Brief: Exactly reproduce all the records, keeping pictures out of the copy.

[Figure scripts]
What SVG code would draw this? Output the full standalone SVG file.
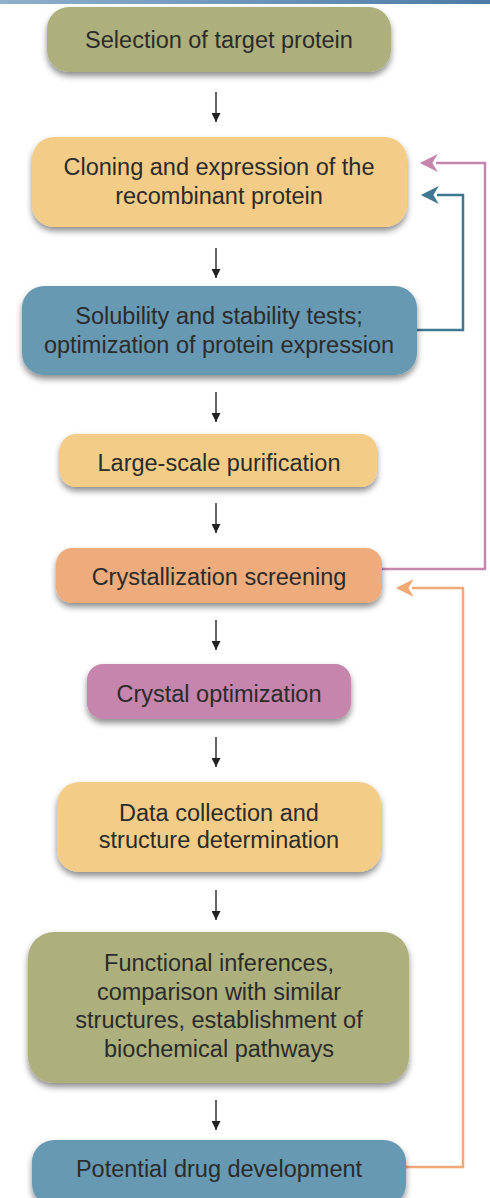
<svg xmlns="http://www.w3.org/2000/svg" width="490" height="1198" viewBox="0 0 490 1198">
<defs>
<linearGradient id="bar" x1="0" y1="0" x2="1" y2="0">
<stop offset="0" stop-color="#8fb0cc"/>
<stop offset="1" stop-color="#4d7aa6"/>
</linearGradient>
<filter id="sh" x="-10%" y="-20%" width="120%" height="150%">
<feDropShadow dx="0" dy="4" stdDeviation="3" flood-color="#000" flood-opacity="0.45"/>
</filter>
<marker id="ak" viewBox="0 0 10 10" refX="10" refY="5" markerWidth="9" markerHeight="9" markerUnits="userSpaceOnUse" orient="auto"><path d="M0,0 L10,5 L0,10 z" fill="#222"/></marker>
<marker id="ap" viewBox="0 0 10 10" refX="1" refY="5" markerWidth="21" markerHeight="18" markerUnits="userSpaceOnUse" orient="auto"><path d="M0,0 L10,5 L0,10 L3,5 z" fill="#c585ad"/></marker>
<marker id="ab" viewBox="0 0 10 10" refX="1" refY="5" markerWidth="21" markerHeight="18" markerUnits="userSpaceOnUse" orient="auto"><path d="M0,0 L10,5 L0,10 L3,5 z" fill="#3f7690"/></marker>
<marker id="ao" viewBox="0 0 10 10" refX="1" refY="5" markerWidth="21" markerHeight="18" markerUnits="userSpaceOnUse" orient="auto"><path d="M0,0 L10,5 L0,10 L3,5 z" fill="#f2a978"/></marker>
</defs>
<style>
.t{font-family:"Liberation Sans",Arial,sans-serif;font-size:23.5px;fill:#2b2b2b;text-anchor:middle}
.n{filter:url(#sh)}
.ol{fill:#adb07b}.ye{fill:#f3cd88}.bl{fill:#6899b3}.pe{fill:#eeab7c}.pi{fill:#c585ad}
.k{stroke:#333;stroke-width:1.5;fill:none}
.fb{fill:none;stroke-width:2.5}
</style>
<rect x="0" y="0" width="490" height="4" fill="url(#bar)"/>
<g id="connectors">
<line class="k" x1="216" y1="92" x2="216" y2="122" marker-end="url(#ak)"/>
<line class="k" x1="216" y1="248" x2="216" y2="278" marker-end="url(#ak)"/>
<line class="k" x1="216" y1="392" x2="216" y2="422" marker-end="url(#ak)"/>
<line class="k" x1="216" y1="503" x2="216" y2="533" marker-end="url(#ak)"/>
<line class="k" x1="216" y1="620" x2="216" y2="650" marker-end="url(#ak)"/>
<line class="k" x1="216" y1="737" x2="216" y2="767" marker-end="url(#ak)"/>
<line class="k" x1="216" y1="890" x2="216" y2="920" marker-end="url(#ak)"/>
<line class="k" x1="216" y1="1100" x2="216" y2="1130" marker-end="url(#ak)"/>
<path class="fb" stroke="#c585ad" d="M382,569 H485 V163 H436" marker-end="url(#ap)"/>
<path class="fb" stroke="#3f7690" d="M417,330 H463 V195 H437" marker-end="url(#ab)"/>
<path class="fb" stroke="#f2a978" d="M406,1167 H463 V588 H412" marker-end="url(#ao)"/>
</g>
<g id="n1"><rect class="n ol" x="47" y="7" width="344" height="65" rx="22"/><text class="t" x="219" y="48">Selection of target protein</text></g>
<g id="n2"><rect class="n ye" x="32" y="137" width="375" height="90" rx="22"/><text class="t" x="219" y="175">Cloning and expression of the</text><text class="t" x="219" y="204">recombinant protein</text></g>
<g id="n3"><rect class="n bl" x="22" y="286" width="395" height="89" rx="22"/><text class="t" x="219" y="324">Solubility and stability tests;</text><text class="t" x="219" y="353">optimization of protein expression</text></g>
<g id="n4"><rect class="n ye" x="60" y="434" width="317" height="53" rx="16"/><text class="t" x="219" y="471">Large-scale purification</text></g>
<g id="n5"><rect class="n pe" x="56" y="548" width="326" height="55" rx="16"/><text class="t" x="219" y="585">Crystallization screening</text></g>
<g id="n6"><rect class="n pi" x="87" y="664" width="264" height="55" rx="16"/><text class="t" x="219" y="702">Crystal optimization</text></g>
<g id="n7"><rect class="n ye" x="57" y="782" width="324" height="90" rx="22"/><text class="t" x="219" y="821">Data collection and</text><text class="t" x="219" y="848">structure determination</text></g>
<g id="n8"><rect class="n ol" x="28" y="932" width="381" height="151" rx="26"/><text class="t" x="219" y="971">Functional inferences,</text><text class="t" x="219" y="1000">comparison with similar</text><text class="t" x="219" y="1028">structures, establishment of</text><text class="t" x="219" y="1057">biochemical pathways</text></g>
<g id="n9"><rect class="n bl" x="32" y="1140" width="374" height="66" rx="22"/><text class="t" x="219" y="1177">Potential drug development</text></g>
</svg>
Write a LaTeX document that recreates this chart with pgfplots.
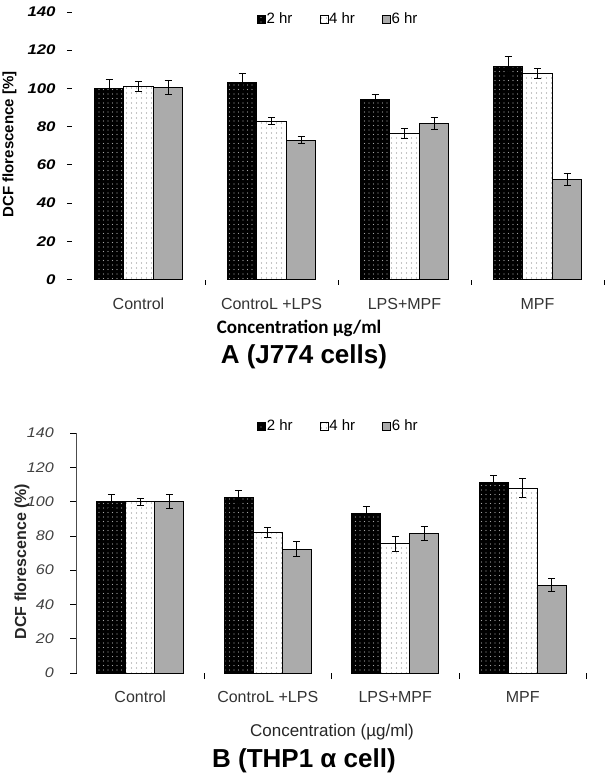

Result for this exercise:
What SVG code would draw this? Output the full standalone SVG file.
<svg xmlns="http://www.w3.org/2000/svg" width="490" height="1198" viewBox="0 0 490 1198">
<defs>
<linearGradient id="bar" x1="0" y1="0" x2="1" y2="0">
<stop offset="0" stop-color="#8fb0cc"/>
<stop offset="1" stop-color="#4d7aa6"/>
</linearGradient>
<filter id="sh" x="-10%" y="-20%" width="120%" height="150%">
<feDropShadow dx="0" dy="4" stdDeviation="3" flood-color="#000" flood-opacity="0.45"/>
</filter>
<marker id="ak" viewBox="0 0 10 10" refX="10" refY="5" markerWidth="9" markerHeight="9" markerUnits="userSpaceOnUse" orient="auto"><path d="M0,0 L10,5 L0,10 z" fill="#222"/></marker>
<marker id="ap" viewBox="0 0 10 10" refX="1" refY="5" markerWidth="21" markerHeight="18" markerUnits="userSpaceOnUse" orient="auto"><path d="M0,0 L10,5 L0,10 L3,5 z" fill="#c585ad"/></marker>
<marker id="ab" viewBox="0 0 10 10" refX="1" refY="5" markerWidth="21" markerHeight="18" markerUnits="userSpaceOnUse" orient="auto"><path d="M0,0 L10,5 L0,10 L3,5 z" fill="#3f7690"/></marker>
<marker id="ao" viewBox="0 0 10 10" refX="1" refY="5" markerWidth="21" markerHeight="18" markerUnits="userSpaceOnUse" orient="auto"><path d="M0,0 L10,5 L0,10 L3,5 z" fill="#f2a978"/></marker>
</defs>
<style>
.t{font-family:"Liberation Sans",Arial,sans-serif;font-size:23.5px;fill:#2b2b2b;text-anchor:middle}
.n{filter:url(#sh)}
.ol{fill:#adb07b}.ye{fill:#f3cd88}.bl{fill:#6899b3}.pe{fill:#eeab7c}.pi{fill:#c585ad}
.k{stroke:#333;stroke-width:1.5;fill:none}
.fb{fill:none;stroke-width:2.5}
</style>
<rect x="0" y="0" width="490" height="4" fill="url(#bar)"/>
<g id="connectors">
<line class="k" x1="216" y1="92" x2="216" y2="122" marker-end="url(#ak)"/>
<line class="k" x1="216" y1="248" x2="216" y2="278" marker-end="url(#ak)"/>
<line class="k" x1="216" y1="392" x2="216" y2="422" marker-end="url(#ak)"/>
<line class="k" x1="216" y1="503" x2="216" y2="533" marker-end="url(#ak)"/>
<line class="k" x1="216" y1="620" x2="216" y2="650" marker-end="url(#ak)"/>
<line class="k" x1="216" y1="737" x2="216" y2="767" marker-end="url(#ak)"/>
<line class="k" x1="216" y1="890" x2="216" y2="920" marker-end="url(#ak)"/>
<line class="k" x1="216" y1="1100" x2="216" y2="1130" marker-end="url(#ak)"/>
<path class="fb" stroke="#c585ad" d="M382,569 H485 V163 H436" marker-end="url(#ap)"/>
<path class="fb" stroke="#3f7690" d="M417,330 H463 V195 H437" marker-end="url(#ab)"/>
<path class="fb" stroke="#f2a978" d="M406,1167 H463 V588 H412" marker-end="url(#ao)"/>
</g>
<g id="n1"><rect class="n ol" x="47" y="7" width="344" height="65" rx="22"/><text class="t" x="219" y="48">Selection of target protein</text></g>
<g id="n2"><rect class="n ye" x="32" y="137" width="375" height="90" rx="22"/><text class="t" x="219" y="175">Cloning and expression of the</text><text class="t" x="219" y="204">recombinant protein</text></g>
<g id="n3"><rect class="n bl" x="22" y="286" width="395" height="89" rx="22"/><text class="t" x="219" y="324">Solubility and stability tests;</text><text class="t" x="219" y="353">optimization of protein expression</text></g>
<g id="n4"><rect class="n ye" x="60" y="434" width="317" height="53" rx="16"/><text class="t" x="219" y="471">Large-scale purification</text></g>
<g id="n5"><rect class="n pe" x="56" y="548" width="326" height="55" rx="16"/><text class="t" x="219" y="585">Crystallization screening</text></g>
<g id="n6"><rect class="n pi" x="87" y="664" width="264" height="55" rx="16"/><text class="t" x="219" y="702">Crystal optimization</text></g>
<g id="n7"><rect class="n ye" x="57" y="782" width="324" height="90" rx="22"/><text class="t" x="219" y="821">Data collection and</text><text class="t" x="219" y="848">structure determination</text></g>
<g id="n8"><rect class="n ol" x="28" y="932" width="381" height="151" rx="26"/><text class="t" x="219" y="971">Functional inferences,</text><text class="t" x="219" y="1000">comparison with similar</text><text class="t" x="219" y="1028">structures, establishment of</text><text class="t" x="219" y="1057">biochemical pathways</text></g>
<g id="n9"><rect class="n bl" x="32" y="1140" width="374" height="66" rx="22"/><text class="t" x="219" y="1177">Potential drug development</text></g>
</svg>
Write a LaTeX document that recreates this chart with pgfplots.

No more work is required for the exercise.